__Goal__
Print all of the lines exactly. Any picture among them stays out.

__Data section__
[start]

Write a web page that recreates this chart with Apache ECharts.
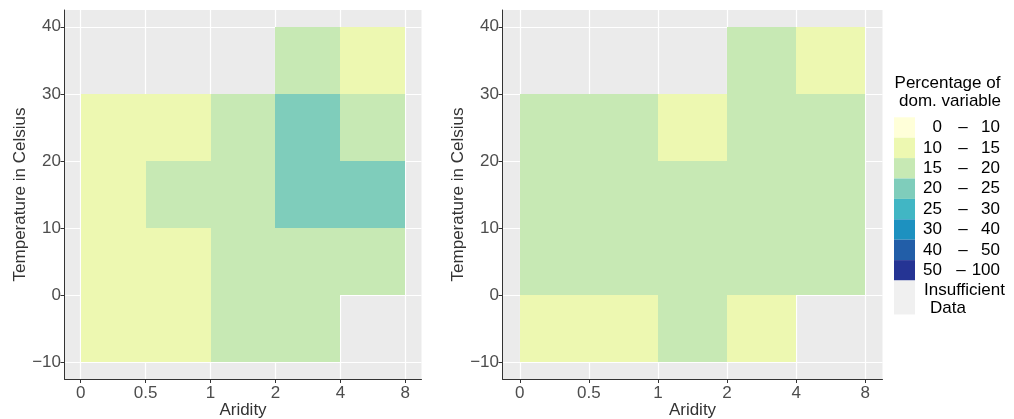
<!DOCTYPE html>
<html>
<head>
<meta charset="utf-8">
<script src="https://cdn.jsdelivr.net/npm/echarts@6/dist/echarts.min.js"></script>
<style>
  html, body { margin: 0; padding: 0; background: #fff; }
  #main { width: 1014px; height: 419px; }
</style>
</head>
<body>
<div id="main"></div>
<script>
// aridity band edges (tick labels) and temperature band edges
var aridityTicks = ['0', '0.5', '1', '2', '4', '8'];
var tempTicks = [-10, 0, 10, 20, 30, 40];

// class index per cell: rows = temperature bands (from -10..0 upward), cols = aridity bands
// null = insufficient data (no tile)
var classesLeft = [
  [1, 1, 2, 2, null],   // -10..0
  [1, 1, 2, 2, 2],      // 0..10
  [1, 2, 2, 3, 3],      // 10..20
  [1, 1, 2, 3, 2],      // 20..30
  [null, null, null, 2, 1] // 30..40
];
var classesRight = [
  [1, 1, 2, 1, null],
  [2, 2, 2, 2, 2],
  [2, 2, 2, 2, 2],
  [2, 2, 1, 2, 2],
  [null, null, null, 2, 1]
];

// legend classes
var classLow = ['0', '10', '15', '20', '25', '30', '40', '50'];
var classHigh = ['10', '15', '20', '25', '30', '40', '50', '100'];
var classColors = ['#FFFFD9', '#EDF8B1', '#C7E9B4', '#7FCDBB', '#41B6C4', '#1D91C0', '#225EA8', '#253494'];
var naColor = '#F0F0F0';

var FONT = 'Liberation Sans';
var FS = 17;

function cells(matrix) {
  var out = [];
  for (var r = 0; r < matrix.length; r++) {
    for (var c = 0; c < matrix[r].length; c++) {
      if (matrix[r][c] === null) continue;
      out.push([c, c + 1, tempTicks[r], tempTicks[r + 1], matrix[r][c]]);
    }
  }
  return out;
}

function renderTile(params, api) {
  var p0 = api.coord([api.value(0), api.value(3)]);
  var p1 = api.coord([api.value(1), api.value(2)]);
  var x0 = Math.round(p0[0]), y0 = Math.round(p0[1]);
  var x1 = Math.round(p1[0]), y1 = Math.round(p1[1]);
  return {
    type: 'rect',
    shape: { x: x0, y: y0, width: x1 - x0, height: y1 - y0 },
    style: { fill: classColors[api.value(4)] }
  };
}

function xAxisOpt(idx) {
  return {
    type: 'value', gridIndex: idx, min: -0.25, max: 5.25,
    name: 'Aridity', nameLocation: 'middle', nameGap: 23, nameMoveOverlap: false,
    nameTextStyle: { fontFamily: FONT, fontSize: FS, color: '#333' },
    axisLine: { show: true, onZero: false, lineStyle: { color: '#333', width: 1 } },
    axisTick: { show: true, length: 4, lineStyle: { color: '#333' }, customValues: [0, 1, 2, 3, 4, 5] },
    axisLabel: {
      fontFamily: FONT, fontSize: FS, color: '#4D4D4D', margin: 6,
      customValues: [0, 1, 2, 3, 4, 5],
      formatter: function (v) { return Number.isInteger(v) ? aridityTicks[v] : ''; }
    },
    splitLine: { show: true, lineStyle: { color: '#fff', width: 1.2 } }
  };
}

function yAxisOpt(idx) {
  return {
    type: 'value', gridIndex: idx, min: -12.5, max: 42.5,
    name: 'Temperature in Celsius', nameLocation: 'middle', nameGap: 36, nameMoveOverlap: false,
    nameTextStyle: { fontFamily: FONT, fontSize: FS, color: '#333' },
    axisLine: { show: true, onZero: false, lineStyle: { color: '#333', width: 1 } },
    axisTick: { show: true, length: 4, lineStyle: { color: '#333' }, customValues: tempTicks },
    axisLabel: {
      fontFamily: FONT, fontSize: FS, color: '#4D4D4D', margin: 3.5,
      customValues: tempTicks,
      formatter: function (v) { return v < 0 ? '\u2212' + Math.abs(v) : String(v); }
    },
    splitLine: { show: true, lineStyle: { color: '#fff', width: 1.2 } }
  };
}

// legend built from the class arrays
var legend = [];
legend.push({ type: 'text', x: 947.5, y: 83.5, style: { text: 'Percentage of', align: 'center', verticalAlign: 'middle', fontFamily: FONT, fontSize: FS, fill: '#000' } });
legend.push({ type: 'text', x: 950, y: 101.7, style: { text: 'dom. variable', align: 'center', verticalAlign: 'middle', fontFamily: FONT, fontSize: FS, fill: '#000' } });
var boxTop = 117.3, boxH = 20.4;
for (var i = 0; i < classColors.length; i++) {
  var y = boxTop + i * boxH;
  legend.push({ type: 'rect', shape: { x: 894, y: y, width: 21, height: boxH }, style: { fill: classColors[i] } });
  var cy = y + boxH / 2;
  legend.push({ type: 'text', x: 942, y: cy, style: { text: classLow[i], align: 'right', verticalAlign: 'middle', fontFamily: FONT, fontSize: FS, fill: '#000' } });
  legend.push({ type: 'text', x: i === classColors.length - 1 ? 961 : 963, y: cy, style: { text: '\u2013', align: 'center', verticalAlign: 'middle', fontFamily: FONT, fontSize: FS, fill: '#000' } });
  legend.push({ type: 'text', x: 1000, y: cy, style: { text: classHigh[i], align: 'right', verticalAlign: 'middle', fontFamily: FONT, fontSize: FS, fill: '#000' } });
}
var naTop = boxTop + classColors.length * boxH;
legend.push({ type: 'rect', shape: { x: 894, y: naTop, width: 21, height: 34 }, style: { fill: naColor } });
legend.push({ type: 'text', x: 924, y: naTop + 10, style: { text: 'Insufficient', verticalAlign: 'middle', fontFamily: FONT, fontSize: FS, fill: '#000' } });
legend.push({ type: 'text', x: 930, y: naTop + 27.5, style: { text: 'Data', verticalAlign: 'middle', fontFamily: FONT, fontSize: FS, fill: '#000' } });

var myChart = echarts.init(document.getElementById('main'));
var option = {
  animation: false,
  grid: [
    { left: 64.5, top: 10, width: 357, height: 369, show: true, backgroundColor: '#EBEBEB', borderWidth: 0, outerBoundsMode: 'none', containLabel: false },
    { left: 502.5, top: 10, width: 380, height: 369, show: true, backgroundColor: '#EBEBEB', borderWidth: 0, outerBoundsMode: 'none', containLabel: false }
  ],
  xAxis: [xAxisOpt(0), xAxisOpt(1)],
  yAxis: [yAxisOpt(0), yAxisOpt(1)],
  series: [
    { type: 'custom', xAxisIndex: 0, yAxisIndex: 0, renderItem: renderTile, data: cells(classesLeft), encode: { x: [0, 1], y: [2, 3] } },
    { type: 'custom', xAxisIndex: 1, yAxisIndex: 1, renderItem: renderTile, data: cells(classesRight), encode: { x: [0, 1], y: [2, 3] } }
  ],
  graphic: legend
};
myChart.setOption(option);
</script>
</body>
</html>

[end]

__Output for this exercise__
Write a web page that recreates this chart with Apache ECharts.
<!DOCTYPE html>
<html>
<head>
<meta charset="utf-8">
<script src="https://cdn.jsdelivr.net/npm/echarts@6/dist/echarts.min.js"></script>
<style>
  html, body { margin: 0; padding: 0; background: #fff; }
  #main { width: 1014px; height: 419px; }
</style>
</head>
<body>
<div id="main"></div>
<script>
// aridity band edges (tick labels) and temperature band edges
var aridityTicks = ['0', '0.5', '1', '2', '4', '8'];
var tempTicks = [-10, 0, 10, 20, 30, 40];

// class index per cell: rows = temperature bands (from -10..0 upward), cols = aridity bands
// null = insufficient data (no tile)
var classesLeft = [
  [1, 1, 2, 2, null],   // -10..0
  [1, 1, 2, 2, 2],      // 0..10
  [1, 2, 2, 3, 3],      // 10..20
  [1, 1, 2, 3, 2],      // 20..30
  [null, null, null, 2, 1] // 30..40
];
var classesRight = [
  [1, 1, 2, 1, null],
  [2, 2, 2, 2, 2],
  [2, 2, 2, 2, 2],
  [2, 2, 1, 2, 2],
  [null, null, null, 2, 1]
];

// legend classes
var classLow = ['0', '10', '15', '20', '25', '30', '40', '50'];
var classHigh = ['10', '15', '20', '25', '30', '40', '50', '100'];
var classColors = ['#FFFFD9', '#EDF8B1', '#C7E9B4', '#7FCDBB', '#41B6C4', '#1D91C0', '#225EA8', '#253494'];
var naColor = '#F0F0F0';

var FONT = 'Liberation Sans';
var FS = 17;

function cells(matrix) {
  var out = [];
  for (var r = 0; r < matrix.length; r++) {
    for (var c = 0; c < matrix[r].length; c++) {
      if (matrix[r][c] === null) continue;
      out.push([c, c + 1, tempTicks[r], tempTicks[r + 1], matrix[r][c]]);
    }
  }
  return out;
}

function renderTile(params, api) {
  var p0 = api.coord([api.value(0), api.value(3)]);
  var p1 = api.coord([api.value(1), api.value(2)]);
  var x0 = Math.round(p0[0]), y0 = Math.round(p0[1]);
  var x1 = Math.round(p1[0]), y1 = Math.round(p1[1]);
  return {
    type: 'rect',
    shape: { x: x0, y: y0, width: x1 - x0, height: y1 - y0 },
    style: { fill: classColors[api.value(4)] }
  };
}

function xAxisOpt(idx) {
  return {
    type: 'value', gridIndex: idx, min: -0.25, max: 5.25,
    name: 'Aridity', nameLocation: 'middle', nameGap: 23, nameMoveOverlap: false,
    nameTextStyle: { fontFamily: FONT, fontSize: FS, color: '#333' },
    axisLine: { show: true, onZero: false, lineStyle: { color: '#333', width: 1 } },
    axisTick: { show: true, length: 4, lineStyle: { color: '#333' }, customValues: [0, 1, 2, 3, 4, 5] },
    axisLabel: {
      fontFamily: FONT, fontSize: FS, color: '#4D4D4D', margin: 6,
      customValues: [0, 1, 2, 3, 4, 5],
      formatter: function (v) { return Number.isInteger(v) ? aridityTicks[v] : ''; }
    },
    splitLine: { show: true, lineStyle: { color: '#fff', width: 1.2 } }
  };
}

function yAxisOpt(idx) {
  return {
    type: 'value', gridIndex: idx, min: -12.5, max: 42.5,
    name: 'Temperature in Celsius', nameLocation: 'middle', nameGap: 36, nameMoveOverlap: false,
    nameTextStyle: { fontFamily: FONT, fontSize: FS, color: '#333' },
    axisLine: { show: true, onZero: false, lineStyle: { color: '#333', width: 1 } },
    axisTick: { show: true, length: 4, lineStyle: { color: '#333' }, customValues: tempTicks },
    axisLabel: {
      fontFamily: FONT, fontSize: FS, color: '#4D4D4D', margin: 3.5,
      customValues: tempTicks,
      formatter: function (v) { return v < 0 ? '\u2212' + Math.abs(v) : String(v); }
    },
    splitLine: { show: true, lineStyle: { color: '#fff', width: 1.2 } }
  };
}

// legend built from the class arrays
var legend = [];
legend.push({ type: 'text', x: 947.5, y: 83.5, style: { text: 'Percentage of', align: 'center', verticalAlign: 'middle', fontFamily: FONT, fontSize: FS, fill: '#000' } });
legend.push({ type: 'text', x: 950, y: 101.7, style: { text: 'dom. variable', align: 'center', verticalAlign: 'middle', fontFamily: FONT, fontSize: FS, fill: '#000' } });
var boxTop = 117.3, boxH = 20.4;
for (var i = 0; i < classColors.length; i++) {
  var y = boxTop + i * boxH;
  legend.push({ type: 'rect', shape: { x: 894, y: y, width: 21, height: boxH }, style: { fill: classColors[i] } });
  var cy = y + boxH / 2;
  legend.push({ type: 'text', x: 942, y: cy, style: { text: classLow[i], align: 'right', verticalAlign: 'middle', fontFamily: FONT, fontSize: FS, fill: '#000' } });
  legend.push({ type: 'text', x: i === classColors.length - 1 ? 961 : 963, y: cy, style: { text: '\u2013', align: 'center', verticalAlign: 'middle', fontFamily: FONT, fontSize: FS, fill: '#000' } });
  legend.push({ type: 'text', x: 1000, y: cy, style: { text: classHigh[i], align: 'right', verticalAlign: 'middle', fontFamily: FONT, fontSize: FS, fill: '#000' } });
}
var naTop = boxTop + classColors.length * boxH;
legend.push({ type: 'rect', shape: { x: 894, y: naTop, width: 21, height: 34 }, style: { fill: naColor } });
legend.push({ type: 'text', x: 924, y: naTop + 10, style: { text: 'Insufficient', verticalAlign: 'middle', fontFamily: FONT, fontSize: FS, fill: '#000' } });
legend.push({ type: 'text', x: 930, y: naTop + 27.5, style: { text: 'Data', verticalAlign: 'middle', fontFamily: FONT, fontSize: FS, fill: '#000' } });

var myChart = echarts.init(document.getElementById('main'));
var option = {
  animation: false,
  grid: [
    { left: 64.5, top: 10, width: 357, height: 369, show: true, backgroundColor: '#EBEBEB', borderWidth: 0, outerBoundsMode: 'none', containLabel: false },
    { left: 502.5, top: 10, width: 380, height: 369, show: true, backgroundColor: '#EBEBEB', borderWidth: 0, outerBoundsMode: 'none', containLabel: false }
  ],
  xAxis: [xAxisOpt(0), xAxisOpt(1)],
  yAxis: [yAxisOpt(0), yAxisOpt(1)],
  series: [
    { type: 'custom', xAxisIndex: 0, yAxisIndex: 0, renderItem: renderTile, data: cells(classesLeft), encode: { x: [0, 1], y: [2, 3] } },
    { type: 'custom', xAxisIndex: 1, yAxisIndex: 1, renderItem: renderTile, data: cells(classesRight), encode: { x: [0, 1], y: [2, 3] } }
  ],
  graphic: legend
};
myChart.setOption(option);
</script>
</body>
</html>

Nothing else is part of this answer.